Highly dependent on salary and location, but here are realistic scenarios. Scenario 1: $120k US remote salary, Warsaw base: Gross: $120k (€110k), Tax (15% freelancer): €93.5k after tax, Living costs: €35k (family) / €25k (single), Saved: €58-68k per year (53-62% savings rate). Scenario 2: $150k US remote salary, Lisbon base: Gross: $150k (€137k), Tax (20% NHR): €110k after tax, Living costs: €45k (family) / €30k (single), Saved: €65-80k per year (47-58% savings rate). Scenario 3: $200k US remote salary, Warsaw base: Gross: $200k (€183k), Tax (15%): €156k after tax, Living costs: €40k (family) / €30k (single), Saved: €116-126k per year (63-69% savings rate). Compare to US (SF) baseline: $150k salary in San Francisco: After tax (35%): $97.5k (€89k), Living costs: €70k (family) / €50k (single), Saved: €19-39k per year (13-26% savings rate). The advantage: 3-4x higher savings rate in Europe, €40-80k more saved per year (depending on scenario), over 10 years = €400-800k additional net worth. Investment compounding: That extra €60k/year saved, invested in real estate + equities, compounds to €1M+ over 10 years. This is how engineers in their 30s achieve financial independence. Use our detailed calculator to model your specific situation with your actual numbers.
What about health insurance, retirement, and benefits when working as a contractor from Europe?
You need to set these up yourself, but costs are much lower than you might think in Europe. Health insurance in Europe: Public healthcare: Many countries offer universal healthcare even to residents (not just citizens), costs €0-200/month, quality is good to excellent in Western/Central Europe. Private health insurance: €100-300/month for comprehensive coverage, shorter wait times than public, English-speaking doctors. Total healthcare cost: €1,200-3,600/year vs $6,000-24,000/year in US (even with employer contribution, you pay $500-2k/month premiums + deductibles). Retirement savings: As contractor, you control your savings: Can often opt-out of required pension contributions (depends on country), invest in tax-advantaged accounts (varies by country), or simply invest in brokerage accounts (S&P 500, real estate, etc.). You should save 15-20% for retirement (but you control the investments), vs US 401k which is employer-controlled. With 55-65% savings rate, saving 20% for retirement still leaves 35-45% for near-term wealth building.
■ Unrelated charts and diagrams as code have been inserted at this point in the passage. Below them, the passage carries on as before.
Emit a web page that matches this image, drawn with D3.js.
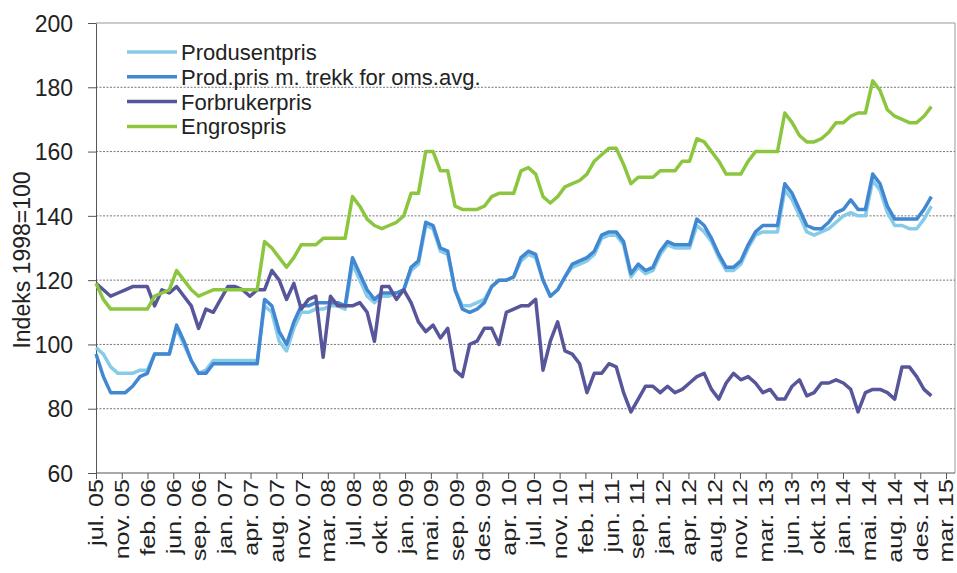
<!DOCTYPE html>
<html>
<head>
<meta charset="utf-8">
<script src="https://cdn.jsdelivr.net/npm/d3@7"></script>
<style>
  body { margin: 0; background: #fff; }
  svg text { font-family: "Liberation Sans", Arial, sans-serif; fill: #222; }
  .grid line { stroke: #777; stroke-dasharray: 2 1.5; }
  .axis path, .axis line { stroke: #555; }
</style>
</head>
<body>
<div id="chart"></div>
<script>
const width = 957,
height = 573,
margin = { top: 23, bottom: 100, left: 96, right: 7 }

// monthly values jul. 05 -> jan. 15
const produsentpris = [
  99, 97, 93, 91, 91, 91, 92, 92, 97, 97, 97, 105, 100, 95, 91, 92, 95,
  95, 95, 95, 95, 95, 95, 112, 110, 101, 98, 105, 110, 110, 111, 111, 112, 112,
  111, 125, 120, 115, 113, 115, 115, 116, 117, 123, 125, 137, 136, 129, 128, 117, 112,
  112, 113, 114, 118, 120, 120, 121, 126, 128, 127, 120, 115, 117, 121, 124, 125,
  126, 128, 133, 134, 134, 131, 121, 124, 122, 123, 128, 131, 130, 130, 130, 137,
  135, 132, 127, 123, 123, 125, 130, 134, 135, 135, 135, 148, 145, 140, 135, 134, 135,
  136, 138, 140, 141, 140, 140, 151, 148, 141, 137, 137, 136, 136, 139, 143
]
const prodprisTrekk = [
  97, 90, 85, 85, 85, 87, 90, 91, 97, 97, 97, 106, 101, 95, 91, 91, 94,
  94, 94, 94, 94, 94, 94, 114, 112, 104, 100, 107, 112, 112, 113, 113, 113, 113,
  112, 127, 122, 117, 114, 116, 116, 116, 117, 124, 126, 138, 137, 130, 129, 117, 111,
  110, 111, 113, 118, 120, 120, 121, 127, 129, 128, 120, 115, 117, 121, 125, 126,
  127, 129, 134, 135, 135, 132, 122, 125, 123, 124, 129, 132, 131, 131, 131, 139,
  137, 133, 128, 124, 124, 126, 131, 135, 137, 137, 137, 150, 147, 142, 137, 136, 136,
  138, 141, 142, 145, 142, 142, 153, 150, 143, 139, 139, 139, 139, 142, 146
]
const forbrukerpris = [
  119, 117, 115, 116, 117, 118, 118, 118, 112, 117, 116, 118, 115, 112, 105, 111, 110,
  114, 118, 118, 117, 115, 117, 117, 123, 120, 114, 119, 111, 114, 115, 96, 115, 112,
  112, 112, 113, 110, 101, 118, 118, 114, 117, 113, 107, 104, 106, 102, 105, 92, 90,
  100, 101, 105, 105, 100, 110, 111, 112, 112, 114, 92, 101, 107, 98, 97, 94,
  85, 91, 91, 94, 93, 85, 79, 83, 87, 87, 85, 87, 85, 86, 88, 90,
  91, 86, 83, 88, 91, 89, 90, 88, 85, 86, 83, 83, 87, 89, 84, 85, 88,
  88, 89, 88, 86, 79, 85, 86, 86, 85, 83, 93, 93, 90, 86, 84
]
const engrospris = [
  119, 114, 111, 111, 111, 111, 111, 111, 115, 116, 117, 123, 120, 117, 115, 116, 117,
  117, 117, 117, 117, 117, 117, 132, 130, 127, 124, 127, 131, 131, 131, 133, 133, 133,
  133, 146, 143, 139, 137, 136, 137, 138, 140, 147, 147, 160, 160, 154, 154, 143, 142,
  142, 142, 143, 146, 147, 147, 147, 154, 155, 153, 146, 144, 146, 149, 150, 151,
  153, 157, 159, 161, 161, 156, 150, 152, 152, 152, 154, 154, 154, 157, 157, 164,
  163, 160, 157, 153, 153, 153, 157, 160, 160, 160, 160, 172, 169, 165, 163, 163, 164,
  166, 169, 169, 171, 172, 172, 182, 179, 173, 171, 170, 169, 169, 171, 174
]

const tickLabels = ["jul. 05","nov. 05","feb. 06","jun. 06","sep. 06","jan. 07","apr. 07","aug. 07",
  "nov. 07","mar. 08","jul. 08","okt. 08","jan. 09","mai. 09","sep. 09","des. 09","apr. 10",
  "jul. 10","nov. 10","feb. 11","jun. 11","sep. 11","jan. 12","apr. 12","aug. 12","nov. 12",
  "mar. 13","jun. 13","okt. 13","jan. 14","mai. 14","aug. 14","des. 14","mar. 15"]

const yTicks = [60, 80, 100, 120, 140, 160, 180, 200]

const series = [
  { name: "Produsentpris", values: produsentpris, color: "#86cbe8" },
  { name: "Prod.pris m. trekk for oms.avg.", values: prodprisTrekk, color: "#4187d2" },
  { name: "Forbrukerpris", values: forbrukerpris, color: "#57569a" },
  { name: "Engrospris", values: engrospris, color: "#8cc63f" }
]

const svg = d3.select("#chart")
  .append("svg")
  .attr("width", width)
  .attr("height", height)

const lastMonth = 116
const x = d3.scaleLinear()
  .domain([0, lastMonth])
  .range([margin.left, 946])

const y = d3.scaleLinear()
  .domain([60, 200])
  .range([height - margin.bottom, margin.top])

// plot border (top + right)
svg.append("path")
  .attr("d", `M${margin.left},${y(200)}H${width - margin.right + 5}V${y(60)}`)
  .attr("fill", "none")
  .attr("stroke", "#999")

// gridlines
svg.append("g")
  .attr("class", "grid")
  .selectAll("line")
  .data(yTicks.filter(d => d > 60 && d < 200))
  .join("line")
    .attr("x1", margin.left)
    .attr("x2", width - margin.right + 5)
    .attr("y1", d => y(d))
    .attr("y2", d => y(d))

// y axis
const yAxis = svg.append("g")
  .attr("class", "axis")
  .attr("transform", `translate(${margin.left},0)`)
  .call(d3.axisLeft(y).tickValues(yTicks).tickSize(8).tickSizeOuter(0))

yAxis.selectAll("text")
  .attr("x", -23)
  .style("font-size", "23px")
  .attr("dy", "0.36em")

// x axis, 34 evenly spaced ticks
const xTickVals = d3.range(tickLabels.length).map(i => i * lastMonth / (tickLabels.length - 1))
const xAxis = svg.append("g")
  .attr("class", "axis")
  .attr("transform", `translate(0,${y(60)})`)
  .call(d3.axisBottom(x).tickValues(xTickVals).tickFormat((d, i) => tickLabels[i]).tickSize(6).tickSizeOuter(0))

xAxis.select(".domain").attr("d", `M${margin.left},0H${width - margin.right + 5}`)

// labels look stretched along their length in the original
xAxis.selectAll("text")
  .attr("x", 0)
  .attr("y", 0)
  .attr("transform", "translate(0,6) rotate(-90) scale(1.14,0.9)")
  .attr("text-anchor", "end")
  .attr("dy", "0.35em")
  .style("font-size", "22px")

// y title
svg.append("text")
  .attr("transform", `translate(30,${(y(60) + y(200)) / 2 + 12}) rotate(-90)`)
  .attr("text-anchor", "middle")
  .style("font-size", "23px")
  .text("Indeks 1998=100")

// lines
const line = d3.line()
  .x((d, i) => x(i))
  .y(d => y(d))

svg.append("g")
  .selectAll("path")
  .data(series)
  .join("path")
    .attr("d", d => line(d.values))
    .attr("fill", "none")
    .attr("stroke", d => d.color)
    .attr("stroke-width", 3.5)
    .attr("stroke-linejoin", "round")

// legend
const legend = svg.append("g")
  .attr("transform", "translate(127,52)")

const legendItem = legend.selectAll("g")
  .data(series)
  .join("g")
    .attr("transform", (d, i) => `translate(0,${i * 24.8})`)

legendItem.append("line")
  .attr("x1", 0)
  .attr("x2", 50)
  .attr("stroke", d => d.color)
  .attr("stroke-width", 3.5)

legendItem.append("text")
  .attr("x", 54)
  .attr("dy", "0.36em")
  .style("font-size", "22px")
  .text(d => d.name)
</script>
</body>
</html>
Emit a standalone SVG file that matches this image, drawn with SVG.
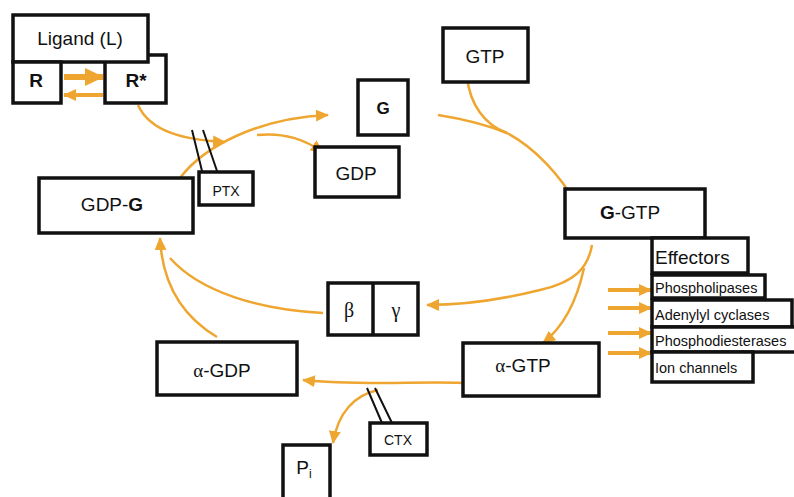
<svg xmlns="http://www.w3.org/2000/svg" width="794" height="497" viewBox="0 0 794 497">
<style>
.box{fill:#fff;stroke:#111;stroke-width:3.5}
.t{font-family:"Liberation Sans",Arial,sans-serif;font-size:19px;fill:#111;text-anchor:middle}
.s{font-family:"Liberation Serif","Times New Roman",serif;font-size:20px;fill:#111;text-anchor:middle}
.e{font-family:"Liberation Sans",Arial,sans-serif;font-size:14.5px;fill:#111}
.c{fill:none;stroke:#EFA630;stroke-width:2.5}
.tox{stroke:#111;stroke-width:2;fill:none}
</style>
<defs>
<marker id="ah" markerUnits="userSpaceOnUse" markerWidth="20" markerHeight="18" refX="18" refY="9" orient="auto">
<path d="M0,0 L19,9 L0,18 Z" fill="#EFA630"/>
</marker>
<marker id="ahs" markerUnits="userSpaceOnUse" markerWidth="14" markerHeight="12" refX="12" refY="6" orient="auto">
<path d="M0,0 L13,6 L0,12 Z" fill="#EFA630"/>
</marker>
</defs>

<g id="connectors">
<path class="c" d="M64,77 L103,77" style="stroke-width:6" marker-end="url(#ah)"/>
<path class="c" d="M103,95 L64,95" style="stroke-width:4" marker-end="url(#ahs)"/>
<path class="c" d="M138,105 C150,132 185,140 225,142" marker-end="url(#ahs)"/>
<path class="c" d="M180,178 C205,145 260,118 328,115" marker-end="url(#ahs)"/>
<path class="c" d="M257,135 C285,132 305,140 323,152" marker-end="url(#ahs)"/>
<path class="c" d="M467,77 C470,105 485,125 507,133"/>
<path class="c" d="M438,115 C470,120 492,127 507,133 C535,148 560,175 577,205" marker-end="url(#ahs)"/>
<path class="c" d="M592,245 C588,268 575,282 540,290 C500,300 460,305 427,305" marker-end="url(#ahs)"/>
<path class="c" d="M584,268 C576,305 562,328 543,343" marker-end="url(#ahs)"/>
<path class="c" d="M463,383 C420,381 360,386 303,380" marker-end="url(#ahs)"/>
<path class="c" d="M378,390 C355,395 338,412 333,443" marker-end="url(#ahs)"/>
<path class="c" d="M217,337 C180,315 162,280 160,238" marker-end="url(#ahs)"/>
<path class="c" d="M323,313 C260,310 200,292 170,258"/>
<path class="c" d="M608,290 L651,290" style="stroke-width:4" marker-end="url(#ahs)"/>
<path class="c" d="M608,308 L651,308" style="stroke-width:4" marker-end="url(#ahs)"/>
<path class="c" d="M608,333 L651,333" style="stroke-width:4" marker-end="url(#ahs)"/>
<path class="c" d="M608,353 L651,353" style="stroke-width:4" marker-end="url(#ahs)"/>
<path class="tox" d="M192,130 L202,171 M203,130 L217,171"/>
<path class="tox" d="M367,388 L382,423 M375,388 L392,423"/>
</g>

<g id="node-rstar"><rect class="box" x="105" y="55" width="61" height="48"/><text class="t" x="136" y="87" style="font-weight:bold">R*</text></g>
<g id="node-ligand"><rect class="box" x="13" y="15" width="135" height="47"/><text class="t" x="80" y="45">Ligand (L)</text></g>
<g id="node-r"><rect class="box" x="13" y="62" width="48" height="41"/><text class="t" x="36" y="87" style="font-weight:bold">R</text></g>
<g id="node-g"><rect class="box" x="358" y="80" width="50" height="55"/><text class="t" x="383" y="114" style="font-weight:bold;font-size:17px">G</text></g>
<g id="node-gtp"><rect class="box" x="443" y="28" width="85" height="54"/><text class="t" x="485" y="63">GTP</text></g>
<g id="node-gdp"><rect class="box" x="315" y="147" width="84" height="50"/><text class="t" x="356" y="180">GDP</text></g>
<g id="node-gdpg"><rect class="box" x="39" y="178" width="154" height="55"/><text class="t" x="112" y="211">GDP-<tspan style="font-weight:bold">G</tspan></text></g>
<g id="node-ptx"><rect class="box" x="199" y="172" width="54" height="33"/><text class="t" x="226" y="196" style="font-size:14px">PTX</text></g>
<g id="node-ggtp"><rect class="box" x="565" y="189" width="140" height="49"/><text class="t" x="630" y="219"><tspan style="font-weight:bold">G</tspan>-GTP</text></g>
<g id="node-effectors"><rect class="box" x="652" y="238" width="96" height="35"/><text class="e" x="655" y="264" style="font-size:19px">Effectors</text></g>
<g id="node-phospholipases"><rect class="box" x="652" y="275" width="113" height="23"/><text class="e" x="655" y="293">Phospholipases</text></g>
<g id="node-adenylyl"><rect class="box" x="652" y="300" width="140" height="27"/><text class="e" x="655" y="320">Adenylyl cyclases</text></g>
<g id="node-phosphodiesterases"><rect class="box" x="652" y="327" width="150" height="25"/><text class="e" x="655" y="346">Phosphodiesterases</text></g>
<g id="node-ion"><rect class="box" x="652" y="352" width="101" height="30"/><text class="e" x="655" y="373">Ion channels</text></g>
<g id="node-betagamma"><rect class="box" x="328" y="283" width="90" height="52"/><line x1="373" y1="283" x2="373" y2="335" stroke="#111" stroke-width="3.5"/><text class="s" x="349" y="317">β</text><text class="s" x="396" y="317">γ</text></g>
<g id="node-agtp"><rect class="box" x="463" y="343" width="136" height="53"/><text class="t" x="523" y="372"><tspan style="font-family:'Liberation Serif',serif">α</tspan>-GTP</text></g>
<g id="node-agdp"><rect class="box" x="157" y="342" width="140" height="53"/><text class="t" x="222" y="377"><tspan style="font-family:'Liberation Serif',serif">α</tspan>-GDP</text></g>
<g id="node-ctx"><rect class="box" x="370" y="423" width="57" height="32"/><text class="t" x="398" y="445" style="font-size:14px">CTX</text></g>
<g id="node-pi"><rect class="box" x="283" y="445" width="47" height="56"/><text class="t" x="304" y="474">P<tspan style="font-size:12px" dy="4">i</tspan></text></g>
</svg>
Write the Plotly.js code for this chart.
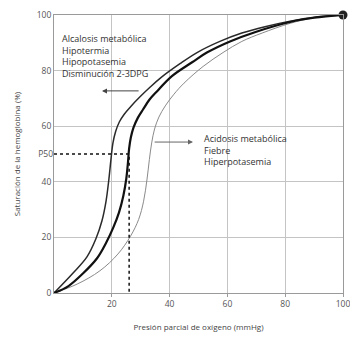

Other benefits you lose as contractor: No paid time off (but just take time off, you're saving €60k+/year), no employer equity (but you can invest your savings), no free lunch/perks (real cost: ~€2-3k/year, negligible). Net calculation: Extra savings as Europe contractor: +€40-70k/year, extra costs (health, retirement, perks): -€10-15k/year, net advantage: +€30-60k/year. Totally worth it. Many engineers find they prefer the control over their own benefits rather than depending on employer.